Yes, readers may have read a rant similar to this before over the years – the poster war during any election season in Malaysia is overkill.

Previously the Eye had written on how political parties are always very quick to put up their posters and banners, but always took their time to take down the eyesore after the election. Sometimes, posters were left to weather the sun and rain for months.

The Eye had also written on how political parties, in this day and age, should seriously consider recycling flags and banners that bear only party logos, instead of wasting new prints each time the elections come around, considering that we are trying so hard to go green.

Instead, the same old story repeats itself each election. New flags bearing the same logos five years back are printed in the millions.

Even more wasteful are stretches and stretches of those one page posters bearing the candidates faces, enclosed in clear plastic.

Why must we look at the same face repeatedly stretched out metre after metre along the roads? Is it not enough just to have one big billboard strategically placed near traffic light stops or road junctions?

Do political parties think that the voters are so dumb that they have to be reminded of what their candidates looks at every section that they drive or walk by?

The haphazard manner in which these posters (from both political divides) are displayed also cause motorists’ ire, especially where they obstruct the view of drivers.

Businesses that have paid for permits to put up banners promoting their events have also fallen victim to the poster war, with some of the political posters now blocking or overwhelming these event or discount banners.

In Malaysia, the manner in which political posters are put up come every election ruins the aesthetic views of our streets, our towns and cities.

Posters are plastered and hung from telephone poles, road signs, road dividers, roundabouts or just about anywhere one can hang these posters and flags.

A drive through some low cost flats on the outskirts of the city proves just that – the Eye saw posters and flags being stretched from telephone poles to almost every balcony of the low cost flats.

Not to mention flags being wrapped around the metal legs of roadsigns, and even mini-electricity hub boxes.

A quick search on the Internet revealed that countries that tend to resort to the poster war during elections were those in Asia, Africa, South America the Middle East as well as poorer European and former Soviet nations – all developing or poor nations.

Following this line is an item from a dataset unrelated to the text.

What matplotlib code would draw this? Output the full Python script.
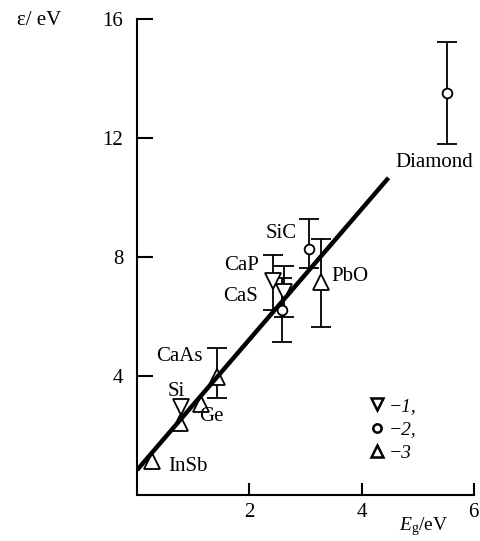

Developed countries on the other hand are moving away from such methods of campaigning during their elections, knowing that they would probably incur the wrath of environmentalists.

They now tap into media and online resources instead to carry out campaigns.

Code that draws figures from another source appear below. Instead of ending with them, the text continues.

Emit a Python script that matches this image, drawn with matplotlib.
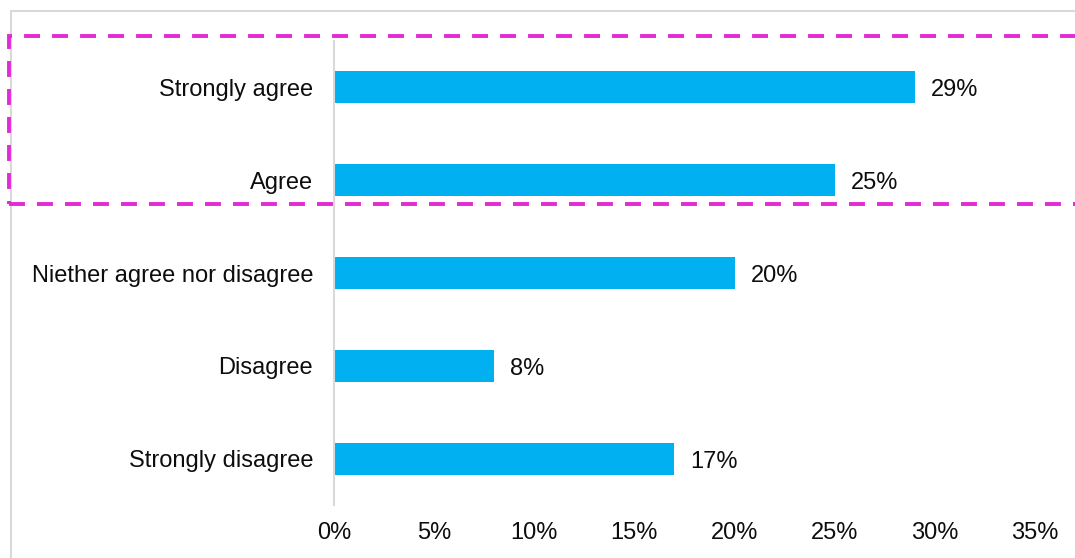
import matplotlib.pyplot as plt
from matplotlib.patches import Rectangle

categories = ['Strongly agree', 'Agree', 'Niether agree nor disagree',
              'Disagree', 'Strongly disagree']
shares = [29, 25, 20, 8, 17]
xticks = [0, 5, 10, 15, 20, 25, 30, 35]

plt.rcParams['font.family'] = ['Liberation Sans', 'DejaVu Sans']

fig = plt.figure(figsize=(10.75, 5.58), dpi=100)
ax = fig.add_axes([0.3107, 0.0941, 0.6521, 0.8333])

ypos = list(range(len(categories)))
ax.barh(ypos, shares, height=0.345, color='#00B0F0')
for y, v in zip(ypos, shares):
    ax.annotate(f'{v}%', (v, y), xytext=(11.5, -2.5), textcoords='offset points',
                va='center', ha='left', fontsize=17, color='#0d0d0d')

ax.set_yticks(ypos)
ax.set_yticklabels(categories, fontsize=17, color='#0d0d0d')
ax.set_ylim(len(categories) - 0.5, -0.5)
ax.set_xlim(0, 35)
ax.set_xticks(xticks)
ax.set_xticklabels([f'{t}%' for t in xticks], fontsize=17, color='#0d0d0d')
ax.tick_params(axis='both', length=0)
ax.tick_params(axis='y', pad=15)
ax.tick_params(axis='x', pad=12)

for side in ['top', 'right', 'bottom']:
    ax.spines[side].set_visible(False)
ax.spines['left'].set_color('#d9d9d9')
ax.spines['left'].set_linewidth(1.5)

# outer chart frame (only the left and top edges fall inside the image)
fig.patches.append(Rectangle((11 / 1075, -0.2), 1.2, 1.2 - 11 / 558,
                             transform=fig.transFigure, fill=False,
                             edgecolor='#d9d9d9', linewidth=1.5))

# dashed highlight around the two "agree" rows
y_top = 1 - 36 / 558
y_bot = 1 - 204 / 558
fig.patches.append(Rectangle((9 / 1075, y_bot), 1.1, y_top - y_bot,
                             transform=fig.transFigure, fill=False,
                             edgecolor='#E42AD4', linewidth=2.8,
                             linestyle=(0, (4.1, 3.1)), zorder=5))

fig.savefig('out.png', dpi=100)
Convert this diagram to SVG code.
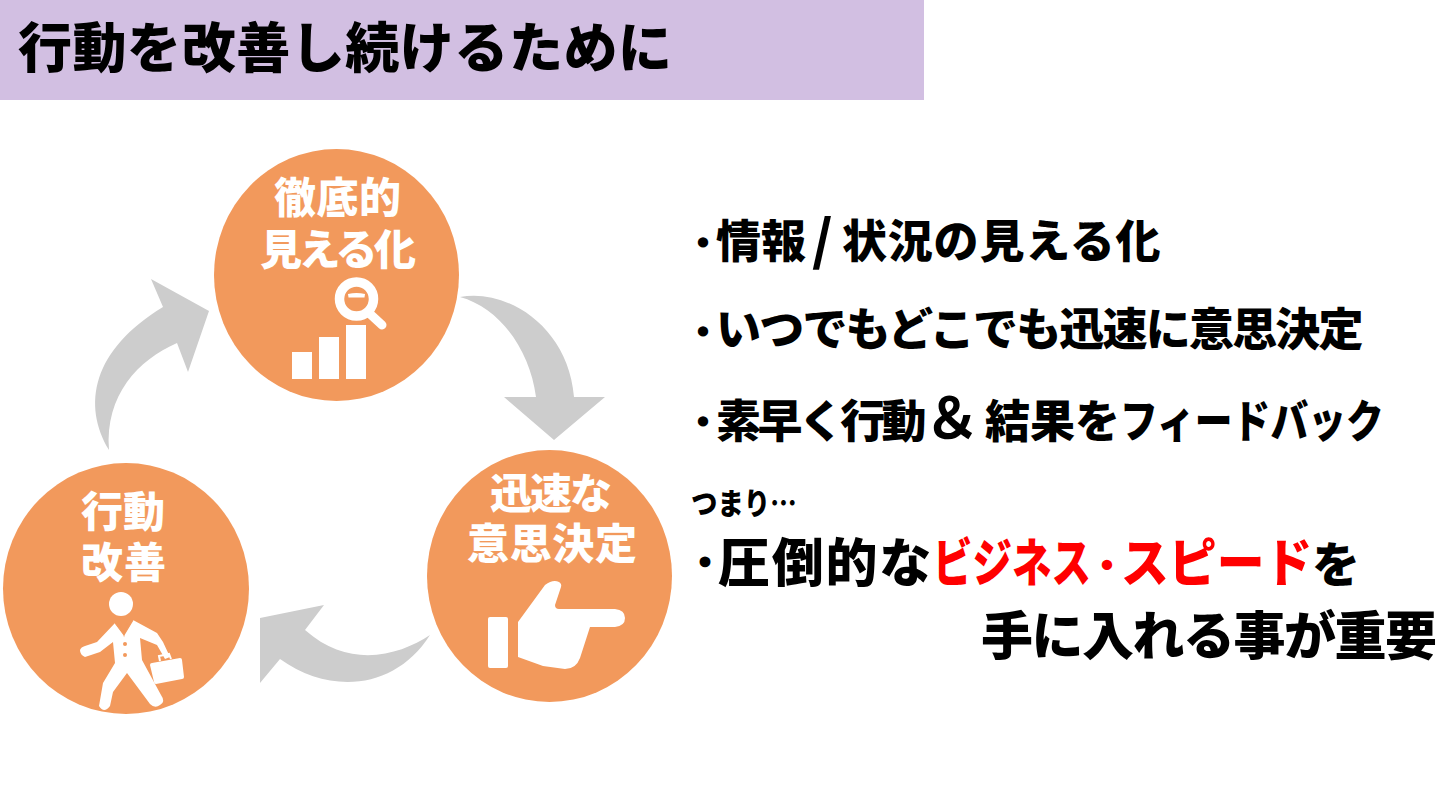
<svg xmlns="http://www.w3.org/2000/svg" width="1444" height="790" viewBox="0 0 1444 790">
<style>
text{font-family:"Noto Sans CJK JP","Noto Sans",sans-serif;font-weight:900}
.t{fill:#000;font-size:45px}
.b{fill:#000;font-size:52px}
.r{fill:#f00;font-size:52px}
.w{fill:#fff;font-size:42px}
.d{fill:#000;stroke:#000;stroke-width:3px;font-size:26px}
.c{fill:#f2995c}
.a{fill:#cdcdcd}
.i{fill:#fff}
</style>
<rect width="1444" height="790" fill="#fff"/>
<g id="title"><rect width="924" height="100" fill="#d2bfe2"/><text x="18" y="68" style="font-size:54px" fill="#000" textLength="654">行動を改善し続けるために</text></g>
<g id="connectors">
<path class="a" d="M460 297C505 288 568 325 574 397H605L554 440L504 397H536C530 350 500 308 460 297Z"/>
<path class="a" d="M430 635C400 655 350 670 305 630L324 605L260 618V683L280 659C330 695 395 690 430 635Z"/>
<path class="a" d="M109 450C82 405 92 350 163 307L151 279L209 311L188 372L177 343C138 360 105 395 109 450Z"/>
</g>
<g id="node-visualize">
<ellipse class="c" cx="336.500" cy="275" rx="122.500" ry="126"/>
<text class="w" x="274" y="213" textLength="127">徹底的</text><text class="w" x="260" y="265" textLength="156">見える化</text>
<rect class="i" x="292" y="352" width="20" height="27"/><rect class="i" x="319" y="337" width="20" height="42"/><rect class="i" x="346" y="325" width="20" height="54"/>
<circle cx="356.500" cy="299" r="17" fill="#f2995c" stroke="#fff" stroke-width="9.500"/><path d="M369 313L382 325" stroke="#fff" stroke-width="9" stroke-linecap="round"/>
<path class="i" d="M348 294Q356.500 292 365 294L364.500 297.500H348.500Z"/>
</g>
<g id="node-decide">
<ellipse class="c" cx="549.500" cy="576" rx="122.500" ry="126"/>
<text class="w" x="490" y="509" textLength="122">迅速な</text><text class="w" x="467" y="559" textLength="170">意思決定</text>
<rect class="i" x="488" y="617" width="20" height="51" rx="2"/>
<path class="i" d="M518 622L545 585Q553 579 559 582Q562 584 561 587L555 605Q555 609 559 609H615Q625 610 625 618Q625 626 615 627H590L580 658Q576 669 565 669L543 666L518 657Z"/>
</g>
<g id="node-act">
<ellipse class="c" cx="126" cy="588.500" rx="123" ry="125.500"/>
<text class="w" x="81" y="527" textLength="84">行動</text><text class="w" x="81" y="578" textLength="85">改善</text>
<circle class="i" cx="121" cy="604" r="12"/>
<path class="i" d="M115 623L124 635L133 620L157 633L163 642L170 657L165 659L157 645L140 638L142 660L161 695Q166 702 160 705Q155 709 150 704L127 673L113 692L110 706Q104 714 99 706L103 683L115 663L113 642L100 652L85 657Q80 655 80 650Q81 647 85 646L97 642Z"/>
<path d="M115 623L124 635L133 620M120 623L124 635L127 623" fill="none" stroke="#f2995c" stroke-width="1.200"/>
<circle class="c" cx="125" cy="644" r="2"/><circle class="c" cx="125" cy="655" r="2"/>
<path class="i" d="M152 663L180 658Q182 658 182 660L184 677Q184 679 182 679L156 684Q154 684 154 682L150 665Q150 663 152 663Z"/>
<path d="M160 661L159 656L169 654L171 659" fill="none" stroke="#fff" stroke-width="2"/>
</g>
<g id="text-list">
<text class="d" x="690" y="252">・</text><text class="t" x="716" y="258">情報<tspan x="812" y="260" style="font-size:54px">/</tspan><tspan x="842" y="258" letter-spacing=".8">状況の見える化</tspan></text>
<text class="d" x="690" y="341">・</text><text class="t" x="716" y="346" letter-spacing="-1.800">いつでもどこでも迅速に意思決定</text>
<text class="d" x="690" y="431">・</text><text class="t" x="716" y="438"><tspan letter-spacing="-3.600">素早く行動</tspan><tspan x="924" style="font-size:56px;font-weight:700">＆</tspan><tspan x="985">結果を</tspan></text>
<text class="t" transform="translate(1120 438) scale(.84 1)">フィードバック</text>
<text transform="translate(691 514) scale(.88 1)" style="font-size:30px" fill="#000">つまり…</text>
<text class="d" x="691" y="573" style="font-size:28px">・</text><text class="b" x="718" y="582" letter-spacing="1.750">圧倒的な</text>
<text class="r" transform="translate(933 582) scale(.76 1)">ビジネス</text>
<text class="r" x="1093" y="576" style="font-size:28px;stroke:#f00;stroke-width:2.500px">・</text>
<text class="r" transform="translate(1121 582) scale(.92 1)">スピード</text>
<text class="b" x="1312" y="582" style="font-size:48px">を</text>
<text class="b" x="981" y="655" textLength="456">手に入れる事が重要</text>
</g>
</svg>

Some Middle Eastern and African countries are also heading towards implementing ‘greener’ political campaigning, despite not being so technologically advanced as the Western world.

City councils in countries such as Nairobi are beginning to protest the poster war as a mode of campaigning during elections, citing these posters to be a hazard to the environment.

Jordan, for example has very strict regulations on how political campaign posters are displayed. Candidates are not allowed to put up their posters or banners on walls, telephone or electricity poles, traffic signs, or public property.

Political parties and candidates are also not allowed to put up posters that alter the aesthetic views of buildings or be installed in any way that obstructs public safety.

The country has even gone down to minute details such as political parties and aspirants not being allowed to use adhesive backing or built-in lights on these posters.

During Jordan fs parliamentary elections in January, the city council of Amman stepped in and removed posters of various political parties when they were found to have violated the poster regulations.

Malaysia should also follow suit and enforce strict guidelines to putting up banners and posters during election campaigns.

It is about time that local councils here are also given the authority to take down election posters and flags that ruin the aesthetic view of our beautiful green city, degrade the environment and obstruct public safety.

A responsible political party is one that cares for the environment, not degrades it.